## Exercise description
Output the first line of the listing and each line after it, up to and including the line that contains "return str(v).replace('-', '\u2212')", exactly as written, minus the pictures.

## Collected material
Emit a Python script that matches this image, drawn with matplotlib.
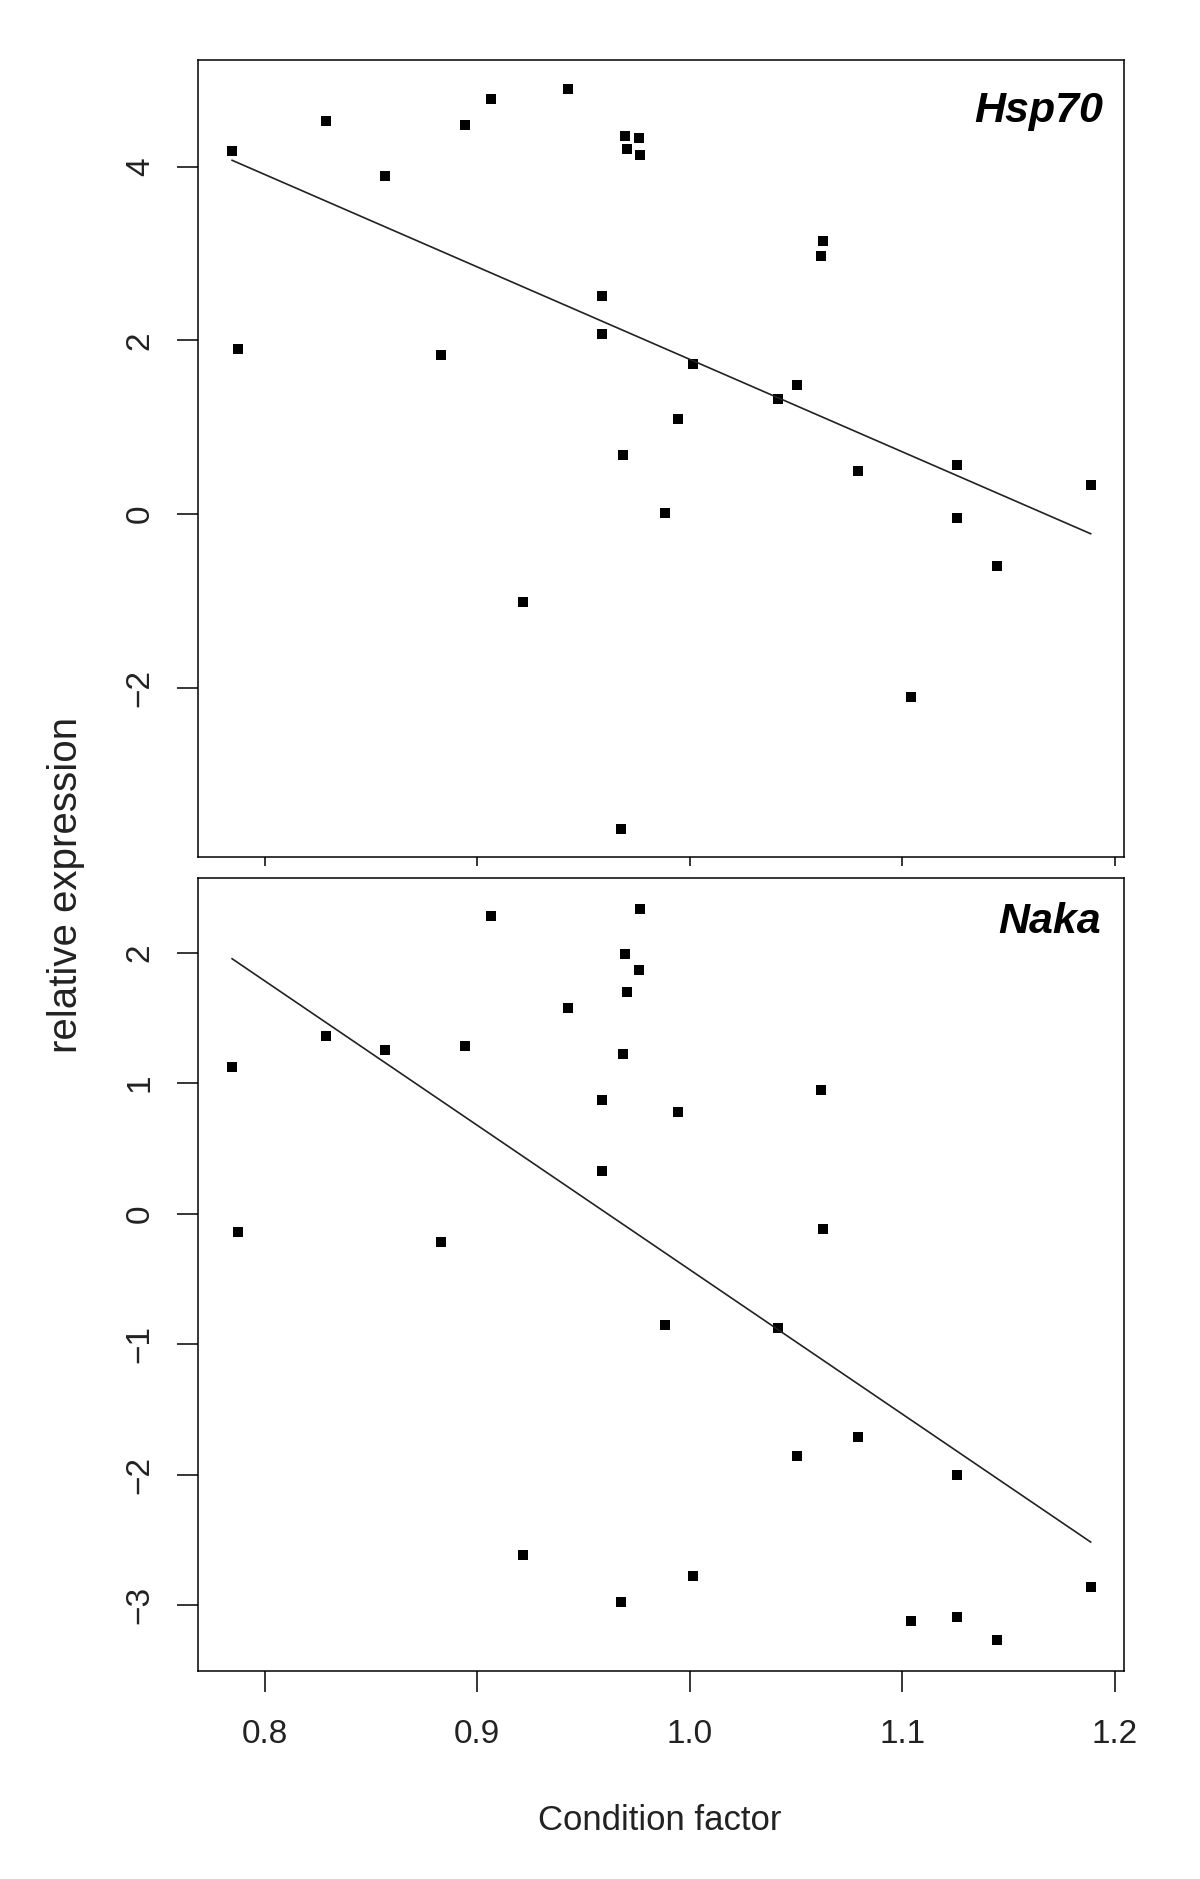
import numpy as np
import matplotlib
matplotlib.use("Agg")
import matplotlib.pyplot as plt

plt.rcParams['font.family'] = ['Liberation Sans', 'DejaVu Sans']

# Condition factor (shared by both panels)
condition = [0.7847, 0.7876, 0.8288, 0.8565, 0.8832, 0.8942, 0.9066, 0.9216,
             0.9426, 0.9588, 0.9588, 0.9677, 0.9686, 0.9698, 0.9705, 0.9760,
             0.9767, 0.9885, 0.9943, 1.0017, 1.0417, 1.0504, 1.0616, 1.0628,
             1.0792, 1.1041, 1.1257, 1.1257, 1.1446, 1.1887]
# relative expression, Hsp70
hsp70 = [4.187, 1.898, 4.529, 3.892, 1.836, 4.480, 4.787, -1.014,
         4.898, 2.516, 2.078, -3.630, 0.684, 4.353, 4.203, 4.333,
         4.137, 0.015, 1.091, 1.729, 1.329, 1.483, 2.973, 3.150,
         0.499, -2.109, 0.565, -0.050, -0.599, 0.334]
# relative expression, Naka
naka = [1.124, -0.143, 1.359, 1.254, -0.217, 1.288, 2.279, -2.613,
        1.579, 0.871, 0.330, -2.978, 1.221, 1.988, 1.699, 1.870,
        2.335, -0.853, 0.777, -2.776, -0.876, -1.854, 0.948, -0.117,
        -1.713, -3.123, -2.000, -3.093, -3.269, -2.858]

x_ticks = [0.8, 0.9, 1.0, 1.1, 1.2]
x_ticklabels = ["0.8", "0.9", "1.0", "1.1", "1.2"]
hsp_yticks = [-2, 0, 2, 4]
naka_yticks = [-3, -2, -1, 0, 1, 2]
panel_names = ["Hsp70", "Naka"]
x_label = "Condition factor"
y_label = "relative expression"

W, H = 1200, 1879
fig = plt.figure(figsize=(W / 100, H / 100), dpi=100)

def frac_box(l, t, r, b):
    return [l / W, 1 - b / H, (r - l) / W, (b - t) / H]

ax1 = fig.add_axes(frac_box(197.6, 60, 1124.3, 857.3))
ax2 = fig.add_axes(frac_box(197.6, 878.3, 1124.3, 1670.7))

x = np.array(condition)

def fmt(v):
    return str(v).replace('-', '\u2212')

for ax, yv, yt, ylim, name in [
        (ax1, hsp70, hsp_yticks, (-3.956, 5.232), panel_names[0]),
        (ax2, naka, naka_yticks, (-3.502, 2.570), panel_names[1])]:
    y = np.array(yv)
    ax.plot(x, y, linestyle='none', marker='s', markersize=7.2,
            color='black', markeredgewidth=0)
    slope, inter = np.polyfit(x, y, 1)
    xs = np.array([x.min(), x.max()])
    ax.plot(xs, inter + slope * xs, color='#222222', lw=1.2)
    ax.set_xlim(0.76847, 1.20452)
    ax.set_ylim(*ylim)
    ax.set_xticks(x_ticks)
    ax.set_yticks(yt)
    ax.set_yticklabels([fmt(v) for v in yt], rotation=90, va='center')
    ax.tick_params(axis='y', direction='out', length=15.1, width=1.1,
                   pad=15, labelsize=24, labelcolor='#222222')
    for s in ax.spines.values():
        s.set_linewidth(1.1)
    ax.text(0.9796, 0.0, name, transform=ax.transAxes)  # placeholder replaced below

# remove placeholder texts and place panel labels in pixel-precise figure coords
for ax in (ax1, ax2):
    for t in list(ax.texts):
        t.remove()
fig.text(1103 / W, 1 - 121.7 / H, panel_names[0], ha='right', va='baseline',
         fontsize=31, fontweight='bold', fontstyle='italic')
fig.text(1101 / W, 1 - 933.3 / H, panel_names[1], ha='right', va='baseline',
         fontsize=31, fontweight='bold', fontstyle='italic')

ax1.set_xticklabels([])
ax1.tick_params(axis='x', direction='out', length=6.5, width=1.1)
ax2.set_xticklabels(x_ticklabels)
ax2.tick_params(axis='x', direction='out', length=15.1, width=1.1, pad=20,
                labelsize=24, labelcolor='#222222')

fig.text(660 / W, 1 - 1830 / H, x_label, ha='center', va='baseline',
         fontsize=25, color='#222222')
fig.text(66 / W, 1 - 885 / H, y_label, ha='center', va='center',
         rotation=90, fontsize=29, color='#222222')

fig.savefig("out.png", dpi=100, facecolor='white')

## Complete answer
Emit a Python script that matches this image, drawn with matplotlib.
import numpy as np
import matplotlib
matplotlib.use("Agg")
import matplotlib.pyplot as plt

plt.rcParams['font.family'] = ['Liberation Sans', 'DejaVu Sans']

# Condition factor (shared by both panels)
condition = [0.7847, 0.7876, 0.8288, 0.8565, 0.8832, 0.8942, 0.9066, 0.9216,
             0.9426, 0.9588, 0.9588, 0.9677, 0.9686, 0.9698, 0.9705, 0.9760,
             0.9767, 0.9885, 0.9943, 1.0017, 1.0417, 1.0504, 1.0616, 1.0628,
             1.0792, 1.1041, 1.1257, 1.1257, 1.1446, 1.1887]
# relative expression, Hsp70
hsp70 = [4.187, 1.898, 4.529, 3.892, 1.836, 4.480, 4.787, -1.014,
         4.898, 2.516, 2.078, -3.630, 0.684, 4.353, 4.203, 4.333,
         4.137, 0.015, 1.091, 1.729, 1.329, 1.483, 2.973, 3.150,
         0.499, -2.109, 0.565, -0.050, -0.599, 0.334]
# relative expression, Naka
naka = [1.124, -0.143, 1.359, 1.254, -0.217, 1.288, 2.279, -2.613,
        1.579, 0.871, 0.330, -2.978, 1.221, 1.988, 1.699, 1.870,
        2.335, -0.853, 0.777, -2.776, -0.876, -1.854, 0.948, -0.117,
        -1.713, -3.123, -2.000, -3.093, -3.269, -2.858]

x_ticks = [0.8, 0.9, 1.0, 1.1, 1.2]
x_ticklabels = ["0.8", "0.9", "1.0", "1.1", "1.2"]
hsp_yticks = [-2, 0, 2, 4]
naka_yticks = [-3, -2, -1, 0, 1, 2]
panel_names = ["Hsp70", "Naka"]
x_label = "Condition factor"
y_label = "relative expression"

W, H = 1200, 1879
fig = plt.figure(figsize=(W / 100, H / 100), dpi=100)

def frac_box(l, t, r, b):
    return [l / W, 1 - b / H, (r - l) / W, (b - t) / H]

ax1 = fig.add_axes(frac_box(197.6, 60, 1124.3, 857.3))
ax2 = fig.add_axes(frac_box(197.6, 878.3, 1124.3, 1670.7))

x = np.array(condition)

def fmt(v):
    return str(v).replace('-', '\u2212')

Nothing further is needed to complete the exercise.